A month later, the company followed its competitors, making a pivot to electrification. Toyota announced in December a plan to spend $70 billion over the next decade, rolling out 30 different EV models by 2030. “As policies became clear we thought about our own policies and came up with this new figure,” Toyoda said, explaining why the company changed direction, citing new climate commitments made at the COP26 conference in Glasgow.

Toyota is late to the competition, but now sees the writing on the wall, and is hoping to catch up with Tesla and the legacy automakers. Its stock price rallied on the news, another example of financial markets rewarding the companies that are moving aggressively on the energy transition.

But Toyota’s competition is not sitting idle. At the start of 2022, several American automakers made some new announcements. Stellantis, which owns Chrysler, said the entire Chrysler lineup will be fully electric by 2028.

In addition, one of the notable news items was Chevy’s plans to build an electric version of the Equinox, a small SUV that GM CEO Mary Barra said would list at $30,000 when it debuts in 2023, which would be one of the cheapest electric SUVs to hit the market.

GM also unveiled the Chevy Silverado EV pickup truck, a rival to the Ford F-150 Lightning. How quickly owners of pickup trucks make the switch to electric models is a pivotal piece of the electrification puzzle.

Anecdotally, enthusiasm for the Ford F-150 Lightning is strong. “People are extremely, extremely excited about it,” one car dealer in the suburbs of Dallas, TX told Inside Climate News.

Ford announced in recent days that it would double production of the Lightning to 150,000 vehicles per year in 2023 due to high demand. Along with other EV models, Ford is aiming to produce 600,000 electric vehicles per year over the next 24 months.

The flurry of announcements from the largest global automakers to step up their EV ambition led to a plunge in the stock price of Rivian, the builder of the R1T electric pickup that debuted last year. Rivian went public in 2021, but has a production capacity that is smaller than legacy automakers. With the likes of Ford, Toyota, GM and others scaling up their electrification plans, the competition is getting fiercer.

“Rivian investors need to keep near-term expectations managed,” Morgan Stanley wrote in a note to clients. “Tesla has shown us the extremely difficult path to ramping EV manufacturing. You can’t have the reward without the pain.” The investment bank rated Rivian’s stock as “overweight.”

Other analysts agreed. “(Rivian) investors are probably getting a little spooked by the legacy industry making a comeback,” said Guidehouse Insights analyst Sam Abuelsamid, according to Reuters. Rivian’s leadership said that at this point the company is prioritizing growth over profits.

GM also talked up its expanding sales for its Brightdrop EV600 electric cargo van. FedEx has 500 of them on the roads and recently ordered another 2,000.

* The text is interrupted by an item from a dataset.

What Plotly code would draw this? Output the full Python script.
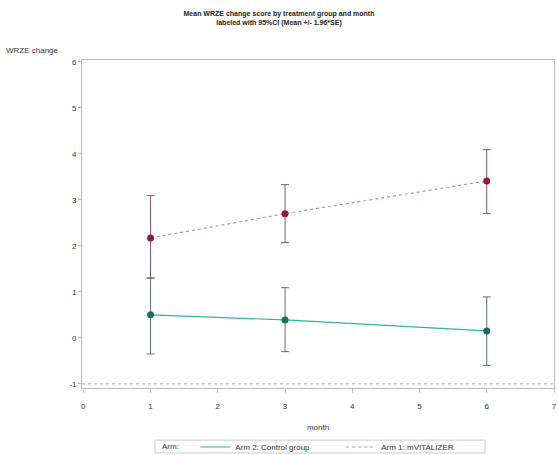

Meanwhile, the heavy-duty trucking segment is also starting to push for decarbonization. Several states, including Oregon, Washington, New York, New Jersey, and Massachusetts are drawing up regulations to require a rising share of heavy-duty trucks to have zero-emissions technologies. By 2030, zero-emissions trucks need to make up between 30 and 50 percent of total sales in some states.

EVs are quickly capturing a larger and larger share of overall sales in key markets. In Norway, a world leader, EVs took 65 percent of the market in 2021. In December, EVs accounted for 60 percent of sales in Sweden, up from 49 percent a year earlier. In the UK, Tesla’s Model 3 was the second most sold car in the country. Across much of Europe, EV sales are skyrocketing.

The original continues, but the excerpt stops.